People around the globe are leaving the religions of their youth amid a rising tide of disaffiliation, according to a sweeping survey.
The new Pew Research Center study spanning 36 countries and nearly 80,000 respondents reveals the growing scale of religious switching — when people shift from their childhood religion to another or no religion at all. In many nations, at least 1 in 5 adults identify differently than they were raised.
The phenomenon is especially pronounced in East Asia, Western Europe and North America. In South Korea, half of all adults have left their childhood faith.
In the U.S., the rate sits just under 30%, while in the Netherlands it’s over a third of the population.
Brazil, too, sees high switching rates, with 21% of adults no longer aligned with their religious upbringing.
But in India, Israel, Nigeria and Thailand, religious identity remains more stable — more than 95% of adults continue to practice the religion of their youth.
Pew researchers note that much of the switching is not toward a new faith, but away from religion altogether. Those identifying as religiously unaffiliated, sometimes called nones, have seen the largest net gains.
Those identifying as religiously unaffiliated, sometimes called “nones” (atheist, agnostic or “nothing in particular”), have seen the largest net gains. Overall, the pattern across much of the West is one of erosion.

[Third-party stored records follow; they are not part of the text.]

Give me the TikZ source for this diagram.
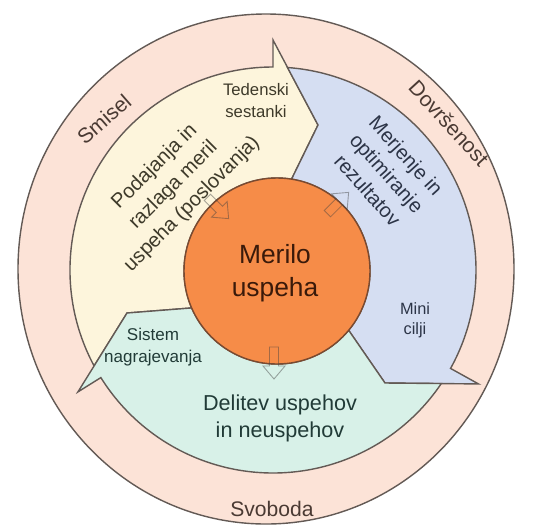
\documentclass[tikz,border=0pt]{standalone}
\usepackage{fontspec}
\setmainfont{Liberation Sans}
\usetikzlibrary{calc}

\definecolor{ringpink}{HTML}{FCE3D7}
\definecolor{cream}{HTML}{FDF5DC}
\definecolor{paleblue}{HTML}{D5DEF2}
\definecolor{mint}{HTML}{D8F1E8}
\definecolor{hubfill}{HTML}{F68C48}
\definecolor{edge}{HTML}{635A55}
\definecolor{hubedge}{HTML}{7A4A30}
\definecolor{ringink}{HTML}{4A3A33}
\definecolor{creamink}{HTML}{3E3A2A}
\definecolor{blueink}{HTML}{2C3447}
\definecolor{greenink}{HTML}{213B37}
\definecolor{hubink}{HTML}{3A1A0A}

\tikzset{
  band/.style={draw=edge, line width=0.8pt, line join=miter},
  cue/.style={draw=black!75, line width=0.5pt, opacity=0.45},
  lbl/.style={inner sep=0pt, align=center},
}

\begin{document}
\begin{tikzpicture}[x=0.02cm, y=0.02cm]
    \useasboundingbox (0,0) rectangle (533,529);

    \coordinate (O) at (266,260);
    \coordinate (I) at (273,259);
    \coordinate (C) at (277,258);

    \draw[band, fill=ringpink] (O) ellipse [x radius=248, y radius=255];

    % three arrows of the cycle
    \coordinate (yTip) at ([shift={(I)}]90:230);
    \coordinate (yPt) at (318,404);
    \coordinate (bTip) at ([shift={(I)}]-29:235);
    \coordinate (bPt) at (385,146);
    \coordinate (gTip) at ([shift={(I)}]-148:230);
    \coordinate (gPt) at (127,216);

    \draw[band, fill=cream] ([shift={(I)}]208.2:203)
        arc[start angle=208.2, end angle=90, radius=203]
        -- (yTip) -- (yPt) -- ([shift={(C)}]81:93)
        arc[start angle=81, end angle=203.4, radius=93]
        -- (gPt) -- cycle;

    \draw[band, fill=paleblue] ([shift={(I)}]85.9:203)
        arc[start angle=85.9, end angle=-29, radius=203]
        -- (bTip) -- (bPt) -- ([shift={(C)}]-39.6:93)
        arc[start angle=-39.6, end angle=81, radius=93]
        -- (yPt) -- cycle;

    \draw[band, fill=mint] ([shift={(I)}]-34:203)
        arc[start angle=-34, end angle=-148, radius=203]
        -- (gTip) -- (gPt) -- ([shift={(C)}]203.4:93)
        arc[start angle=203.4, end angle=320.4, radius=93]
        -- (bPt) -- cycle;

    \draw[draw=hubedge, line width=0.8pt, fill=hubfill] (C) circle [radius=93];

    % faint cues at the hub
    \draw[cue, shift={(218,321)}, rotate=-45]
        (-15,-4.5) -- (2,-4.5) -- (2,-11) -- (15,0) -- (2,11) -- (2,4.5) -- (-15,4.5) -- cycle;
    \draw[cue, shift={(338,326)}, rotate=45]
        (-15,-4.5) -- (2,-4.5) -- (2,-11) -- (15,0) -- (2,11) -- (2,4.5) -- (-15,4.5) -- cycle;
    \draw[cue, shift={(274,166)}, rotate=-90]
        (-16,-4.5) -- (3,-4.5) -- (3,-11) -- (16,0) -- (3,11) -- (3,4.5) -- (-16,4.5) -- cycle;

    \node[lbl, text=hubink, font=\fontsize{15}{19}\selectfont] (hubtxt) at (275,256) {Merilo\\uspeha};

    \node[lbl, text=creamink, rotate=45, font=\fontsize{11.5}{15}\selectfont] (split) at (173.5,343.6)
        {Podajanja in\\razlaga meril\\uspeha (poslovanja)};
    \node[lbl, text=creamink, font=\fontsize{9.5}{12.5}\selectfont] (weekly) at (256,428) {Tedenski\\sestanki};

    \node[lbl, text=blueink, rotate=-48, font=\fontsize{11.5}{14.7}\selectfont] (measure) at (387,356)
        {Merjenje in\\optimiranje\\rezultatov};
    \node[lbl, text=blueink, font=\fontsize{9.3}{11.3}\selectfont] (goals) at (415,209) {Mini\\cilji};

    \node[lbl, text=greenink, font=\fontsize{12.3}{15.3}\selectfont] (share) at (280,111)
        {Delitev uspehov\\in neuspehov};
    \node[lbl, text=greenink, font=\fontsize{9.7}{12.5}\selectfont] (reward) at (153,182) {Sistem\\nagrajevanja};

    \node[lbl, text=ringink, rotate=41, font=\fontsize{12}{14}\selectfont] (sense) at (104,410) {Smisel};
    \node[lbl, text=ringink, rotate=-47.5, font=\fontsize{12}{14}\selectfont] (done) at (449,406) {Dovršenost};
    \node[lbl, text=ringink, font=\fontsize{12}{14}\selectfont] (free) at (272,20) {Svoboda};

\end{tikzpicture}
\end{document}
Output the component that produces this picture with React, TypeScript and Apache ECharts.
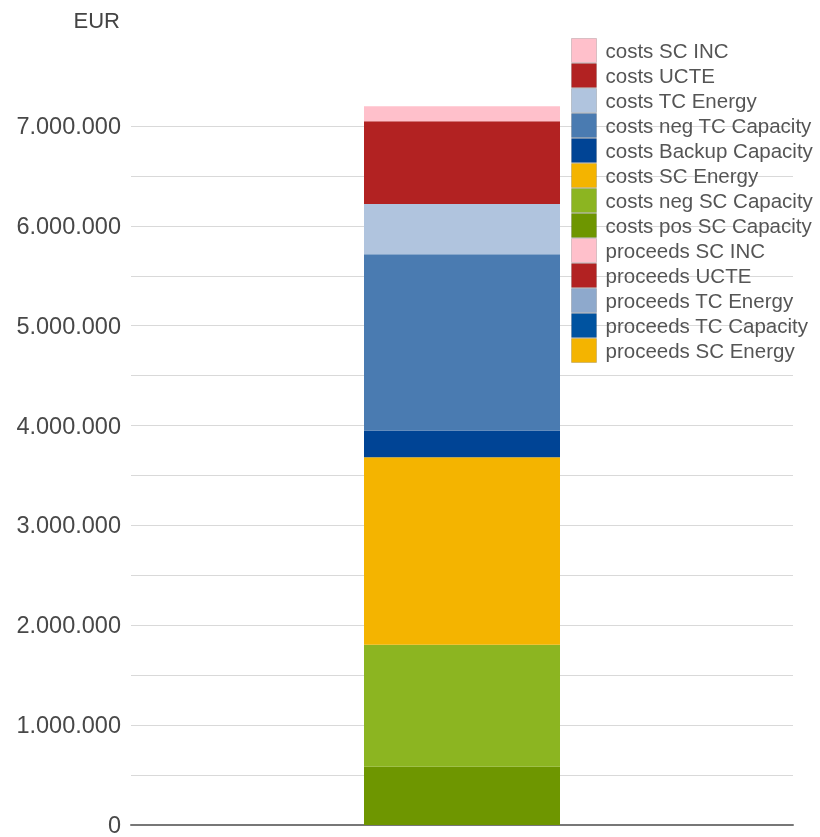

It’s a modern curiosity, according to Ryan Burge, a political scientist at East Illinois University and religious researcher.
“In the 1970s and 1980s, switching was pretty rare,” Mr. Burg wrote in his newsletter. “Nearly 85% of folks who were raised Catholic were still a member of that faith group when they were interviewed. For Protestants it was even higher — more than 90%.”
Today, those numbers are lower. “About 80% of folks raised Protestant are still Protestant as adults,” Mr. Burge added.
In other words, religious identity is no longer something as many people “grow into” as they age. Christianity, in particular, is feeling the losses on a more global scale.
In Germany, for every one adult who joined Christianity after childhood, nearly 20 left. Sweden shows a similar trend, with 29% of adults saying they were raised Christian but now identify with no religion.
Other faiths are having issues retaining members, too. Buddhism, for instance, is losing ground in East Asia. In Japan, 23% of adults who were raised Buddhist no longer identify with any faith.
The Pew study is based on nationally representative surveys conducted by the Pew Research Center between 2023 and 2024. Researchers compared respondents’ current religious affiliation with the religion they said they were raised in to measure rates of switching.
Only a few countries, like South Korea, show any significant movement in the opposite direction — with 6% of South Koreans saying they were raised with no religion but now identify as Christian. But these cases are rare, Pew notes.
Even so, in the U.S., many of the people leaving religion weren’t especially devout to begin with, according to culture commentator Ross Douthat. He says they were “cultural Catholics,” “Christmas-and-Easter” Methodists, and “Jack Mormons” — people who might have checked a religious box on a survey without regularly attending services.
“But religious attendance ebbs and then flows across the life cycle, falling when you leave home and then increasing with child rearing and with the encroachment of mortality,” Mr. Douthat wrote in the New York Times. “And when the political scientist Ryan Burge recently compared weekly church attendance among today’s 20-somethings to weekly attendance among 20-somethings in the 1990s, he actually found a tiny increase.”
Even as childhood faith erodes somewhat, weekly church attendance has not dropped quite as dramatically.
Recent Gallup data shows that regular attendance fell only slightly from 42% in 2008 to 38% in 2017 — a smaller decline than Pew’s numbers on affiliation. And according to long-term Gallup trends, today’s churchgoing rate is still in line with what it was in the 1930s and 1940s, before what Mr. Douthat calls “the postwar religious boom.”
That suggests the most committed churchgoers remain, while the nominally religious are peeling away. But for those raised without any religion at all, the numbers remain more stable into age, according to Mr. Burge.
“The nones are a different story entirely,” Mr. Burge wrote. “It used to be that two-thirds of those raised nones identified with a religion as adults. Now, about two-thirds of those raised with no faith group are still nones into adulthood.”